Prenatal and postnatal hemoglobins: Formation and gaseous exchange

Hemoglobin (Hb) is a quaternary conformation of a globin type protein that consists of a heme part and a globin part. The globin part is made of four polypeptide chains whereas the non-peptide heme part is the ferrous (Fe++) containing moiety. Each molecule of hemoglobin can carry up to 4 molecules of oxygen. Throughout life, based on the conformation of the globin tetramer, researchers have identified multiple variants of hemoglobin, although there are three most important variants - HbA, HbA2, and HbF. In this nomenclature, A stands for adult and F stands for fetal, which also indicates when these types are predominantly found in the body. Synthesis of fetal hemoglobin starts in utero (10 to 12 weeks of gestation).
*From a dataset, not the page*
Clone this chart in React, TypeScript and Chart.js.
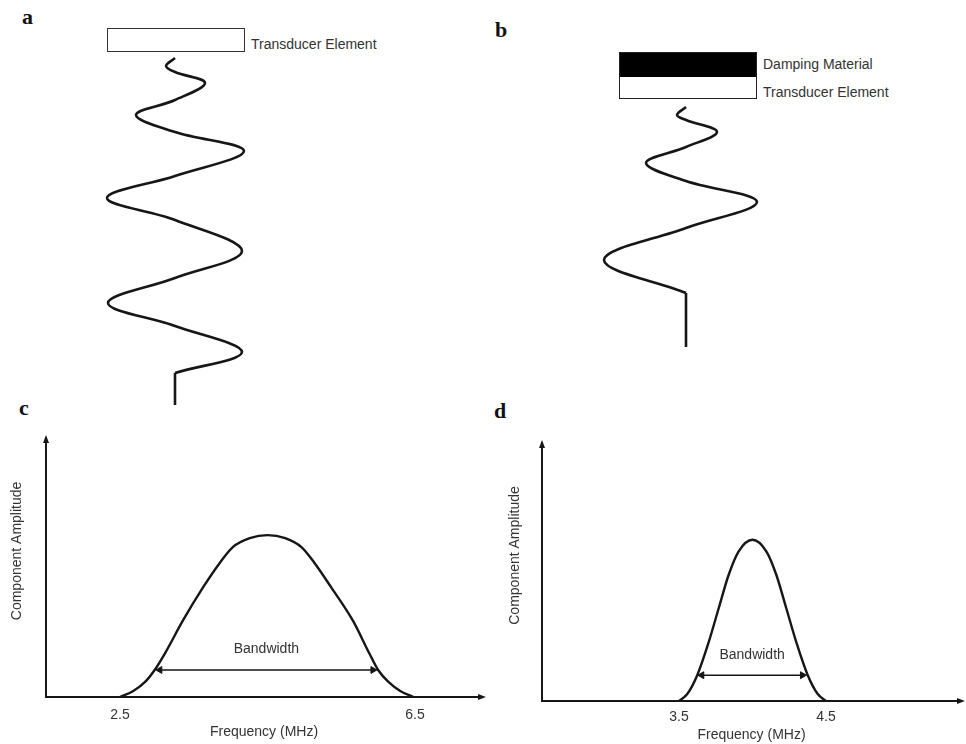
import React, { useEffect, useRef } from "react";
import { Chart, registerables } from "chart.js";

Chart.register(...registerables);

const FONT = "'Liberation Sans', Arial, Helvetica, sans-serif";
const SERIF = "'Liberation Serif', 'Times New Roman', serif";
const INK = "#161616";
const TEXT = "#333333";

Chart.defaults.font.family = FONT;
Chart.defaults.color = TEXT;

// ---------- Panel a: undamped transducer ringing (displacement vs. time, time runs down) ----------
const WAVE_A_DISP = [0, -0.9, 0, 3.0, 0, -3.9, 0, 6.9, 0, -6.8, 0, 6.7, 0, -6.7, 0, 6.7, 0];
const WAVE_A_TIME = [0, 0.8, 1.4, 2.5, 4.2, 5.7, 7.4, 9.3, 11.8, 14.0, 16.2, 19.3, 22.0, 24.5, 26.8, 29.4, 31.5];
const STEM_A_DISP = [0, 0];
const STEM_A_TIME = [31.5, 34.7];

// ---------- Panel b: damped transducer (short pulse) ----------
const WAVE_B_DISP = [0, -0.9, 0, 3.1, 0, -4.0, 0, 7.1, 0, -8.2, 0];
const WAVE_B_TIME = [0, 0.8, 1.3, 2.5, 4.0, 5.6, 7.4, 9.5, 12.1, 15.3, 18.6];
const STEM_B_DISP = [0, 0];
const STEM_B_TIME = [18.6, 24.0];

// ---------- Panel c: broad spectrum ----------
const FREQ_C = [2.5, 2.68, 2.84, 2.97, 3.11, 3.35, 3.63, 3.86, 4.03, 4.26, 4.5, 4.74, 4.96, 5.13, 5.36, 5.66, 5.88, 6.0, 6.14, 6.3, 6.48];
const AMP_C = [0, 0.037, 0.093, 0.167, 0.27, 0.47, 0.68, 0.833, 0.926, 0.981, 1.0, 0.981, 0.926, 0.833, 0.68, 0.47, 0.27, 0.167, 0.093, 0.037, 0];
const TICKS_C = [2.5, 6.5];
const BW_C = [3.04, 5.93];
const BW_AMP_C = 0.167;

// ---------- Panel d: narrow spectrum ----------
const FREQ_D = [3.5, 3.556, 3.624, 3.703, 3.77, 3.838, 3.905, 4.0, 4.095, 4.162, 4.23, 4.297, 4.376, 4.444, 4.5];
const AMP_D = [0, 0.043, 0.16, 0.368, 0.575, 0.783, 0.927, 1.0, 0.927, 0.783, 0.575, 0.368, 0.16, 0.043, 0];
const TICKS_D = [3.5, 4.5];
const BW_D = [3.655, 4.34];
const BW_AMP_D = 0.16;

const X_TITLE = "Frequency (MHz)";
const Y_TITLE = "Component Amplitude";
const BW_LABEL = "Bandwidth";

type Pt = { x: number; y: number };
const toPts = (xs: number[], ys: number[]): Pt[] => xs.map((x, i) => ({ x, y: ys[i] }));

function waveConfig(
  disp: number[],
  time: number[],
  stemDisp: number[],
  stemTime: number[],
  xRange: [number, number],
  yRange: [number, number]
): any {
  return {
    type: "line",
    data: {
      datasets: [
        {
          data: toPts(disp, time),
          borderColor: INK,
          borderWidth: 2.6,
          pointRadius: 0,
          tension: 0.36,
          fill: false,
        },
        {
          data: toPts(stemDisp, stemTime),
          borderColor: INK,
          borderWidth: 2.6,
          pointRadius: 0,
          tension: 0,
          fill: false,
        },
      ],
    },
    options: {
      indexAxis: "y",
      animation: false,
      responsive: false,
      events: [],
      layout: { padding: 0 },
      plugins: { legend: { display: false }, tooltip: { enabled: false } },
      scales: {
        x: { type: "linear", display: false, min: xRange[0], max: xRange[1] },
        y: { type: "linear", display: false, min: yRange[0], max: yRange[1], reverse: true },
      },
    },
  };
}

interface SpecOpts {
  freq: number[];
  amp: number[];
  ticks: number[];
  bw: number[];
  bwAmp: number;
  xMin: number;
  xMax: number;
  yMax: number;
  padTop: number;
  padRight: number;
  yWidth: number;
  xHeight: number;
  tickPad: number;
  titlePad: number;
  yTitleOffset: number;
  bwLabelGap: number;
}

function spectrumConfig(o: SpecOpts): any {
  const decor = {
    id: "decor",
    afterDraw(chart: any) {
      const { ctx, chartArea: a } = chart;
      ctx.save();
      ctx.fillStyle = INK;
      // arrowhead on the amplitude axis
      ctx.beginPath();
      ctx.moveTo(a.left, a.top - 3);
      ctx.lineTo(a.left - 3, a.top + 5);
      ctx.lineTo(a.left + 3, a.top + 5);
      ctx.closePath();
      ctx.fill();
      // arrowhead on the frequency axis
      ctx.beginPath();
      ctx.moveTo(a.right + 4, a.bottom);
      ctx.lineTo(a.right - 4, a.bottom - 3);
      ctx.lineTo(a.right - 4, a.bottom + 3);
      ctx.closePath();
      ctx.fill();
      // y-axis title
      ctx.fillStyle = TEXT;
      ctx.font = `14px ${FONT}`;
      ctx.textAlign = "center";
      ctx.textBaseline = "middle";
      ctx.save();
      ctx.translate(a.left - o.yTitleOffset, a.top + 0.436 * (a.bottom - a.top));
      ctx.rotate(-Math.PI / 2);
      ctx.fillText(Y_TITLE, 0, 0);
      ctx.restore();
      // bandwidth label
      const xs = chart.scales.x;
      const ys = chart.scales.y;
      const cx = xs.getPixelForValue((o.bw[0] + o.bw[1]) / 2);
      const cy = ys.getPixelForValue(o.bwAmp) - o.bwLabelGap;
      ctx.fillText(BW_LABEL, cx, cy);
      ctx.restore();
    },
  };
  return {
    type: "line",
    plugins: [decor],
    data: {
      datasets: [
        {
          data: toPts(o.freq, o.amp),
          borderColor: INK,
          borderWidth: 2.4,
          pointRadius: 0,
          cubicInterpolationMode: "monotone",
          fill: false,
        },
        {
          data: o.bw.map((f) => ({ x: f, y: o.bwAmp })),
          borderColor: INK,
          borderWidth: 1.6,
          tension: 0,
          pointStyle: "triangle",
          pointRadius: 4,
          pointBorderWidth: 1,
          pointBackgroundColor: INK,
          pointBorderColor: INK,
          pointRotation: (c: any) => (c.dataIndex === 0 ? -90 : 90),
          fill: false,
        },
      ],
    },
    options: {
      animation: false,
      responsive: false,
      events: [],
      layout: { padding: { top: o.padTop, right: o.padRight, left: 0, bottom: 0 } },
      plugins: { legend: { display: false }, tooltip: { enabled: false } },
      scales: {
        x: {
          type: "linear",
          min: o.xMin,
          max: o.xMax,
          grid: { display: false, drawTicks: false },
          border: { display: true, color: INK, width: 2 },
          afterBuildTicks: (s: any) => {
            s.ticks = o.ticks.map((v) => ({ value: v }));
          },
          afterFit: (s: any) => {
            s.height = o.xHeight;
          },
          ticks: {
            padding: o.tickPad,
            color: TEXT,
            font: { size: 14, family: FONT },
            callback: (v: any) => Number(v).toFixed(1),
            maxRotation: 0,
          },
          title: {
            display: true,
            text: X_TITLE,
            color: TEXT,
            font: { size: 14, family: FONT },
            padding: { top: 0, bottom: o.titlePad },
          },
        },
        y: {
          type: "linear",
          min: 0,
          max: o.yMax,
          grid: { display: false, drawTicks: false },
          border: { display: true, color: INK, width: 2 },
          ticks: { display: false },
          afterFit: (s: any) => {
            s.width = o.yWidth;
          },
        },
      },
    },
  };
}

function ChartCanvas(props: { left: number; top: number; width: number; height: number; make: () => any }) {
  const ref = useRef<HTMLCanvasElement | null>(null);
  useEffect(() => {
    if (!ref.current) return;
    const chart = new Chart(ref.current, props.make());
    return () => chart.destroy();
  }, []);
  return (
    <canvas
      ref={ref}
      width={props.width}
      height={props.height}
      style={{ position: "absolute", left: props.left, top: props.top, width: props.width, height: props.height }}
    />
  );
}

function Letter(props: { text: string; left: number; top: number }) {
  return (
    <div
      style={{
        position: "absolute",
        left: props.left,
        top: props.top,
        fontFamily: SERIF,
        fontWeight: "bold",
        fontSize: 22,
        lineHeight: "22px",
        color: "#111",
      }}
    >
      {props.text}
    </div>
  );
}

function Label(props: { text: string; left: number; top: number }) {
  return (
    <div
      style={{
        position: "absolute",
        left: props.left,
        top: props.top,
        fontFamily: FONT,
        fontSize: 14,
        lineHeight: "16px",
        color: TEXT,
        whiteSpace: "nowrap",
      }}
    >
      {props.text}
    </div>
  );
}

export default function App() {
  return (
    <div
      style={{
        position: "absolute",
        left: 0,
        top: 0,
        width: 966,
        height: 744,
        background: "#ffffff",
        overflow: "hidden",
      }}
    >
      <Letter text="a" left={22} top={5.6} />
      <Letter text="b" left={495} top={18.6} />
      <Letter text="c" left={19} top={396.6} />
      <Letter text="d" left={494} top={399.6} />

      {/* panel a: transducer element */}
      <div
        style={{
          position: "absolute",
          left: 107,
          top: 28,
          width: 138,
          height: 24,
          border: "1.5px solid #333",
          boxSizing: "border-box",
        }}
      />
      <Label text="Transducer Element" left={251} top={35.5} />

      {/* panel b: damping material over transducer element */}
      <div
        style={{
          position: "absolute",
          left: 619,
          top: 52,
          width: 138,
          height: 47,
          border: "1.5px solid #222",
          boxSizing: "border-box",
          background: "#fff",
        }}
      >
        <div style={{ width: "100%", height: 24, background: "#000" }} />
      </div>
      <Label text="Damping Material" left={763} top={55.5} />
      <Label text="Transducer Element" left={763} top={84} />

      <ChartCanvas
        left={75}
        top={50}
        width={200}
        height={370}
        make={() => waveConfig(WAVE_A_DISP, WAVE_A_TIME, STEM_A_DISP, STEM_A_TIME, [-10, 10], [-0.8, 36.2])}
      />
      <ChartCanvas
        left={586}
        top={100}
        width={200}
        height={260}
        make={() => waveConfig(WAVE_B_DISP, WAVE_B_TIME, STEM_B_DISP, STEM_B_TIME, [-10, 10], [-0.7, 25.3])}
      />

      <ChartCanvas
        left={0}
        top={420}
        width={490}
        height={324}
        make={() =>
          spectrumConfig({
            freq: FREQ_C,
            amp: AMP_C,
            ticks: TICKS_C,
            bw: BW_C,
            bwAmp: BW_AMP_C,
            xMin: 1.4966,
            xMax: 7.4085,
            yMax: 1.6,
            padTop: 18,
            padRight: 8,
            yWidth: 46,
            xHeight: 47,
            tickPad: 9.6,
            titlePad: 3.6,
            yTitleOffset: 29,
            bwLabelGap: 21,
          })
        }
      />
      <ChartCanvas
        left={483}
        top={420}
        width={483}
        height={324}
        make={() =>
          spectrumConfig({
            freq: FREQ_D,
            amp: AMP_D,
            ticks: TICKS_D,
            bw: BW_D,
            bwAmp: BW_AMP_D,
            xMin: 2.5676,
            xMax: 5.4189,
            yMax: 1.6,
            padTop: 23,
            padRight: 2,
            yWidth: 59,
            xHeight: 43,
            tickPad: 7.6,
            titlePad: 0.6,
            yTitleOffset: 27,
            bwLabelGap: 20,
          })
        }
      />
    </div>
  );
}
It has unique gas exchange properties, which are critical for survival and development of the fetus. A higher affinity towards oxygen than the HbA allows it to extract oxygen from the maternal blood stream. This concept is best explained with an oxygen dissociation curve. Here we discuss oxygen dissociation and factors affecting it, such as pH, temperature, levels of diphosphoglycerate (2,3-DPG) and carbon monoxide. In this chapter, we explain synthesis of hemoglobin at different stages of life and different sites of hemoglobin production. We also describe the fetal hemoglobin gaseous exchange. Furthermore, we explain some pathological conditions in which other variants of hemoglobin are likely to be seen as a physiological response or a compensation mechanism. We specifically focus on the potential role and pitfalls of HbF as a treatment in different hemoglobinopathies, which are discussed in the following chapters in depth.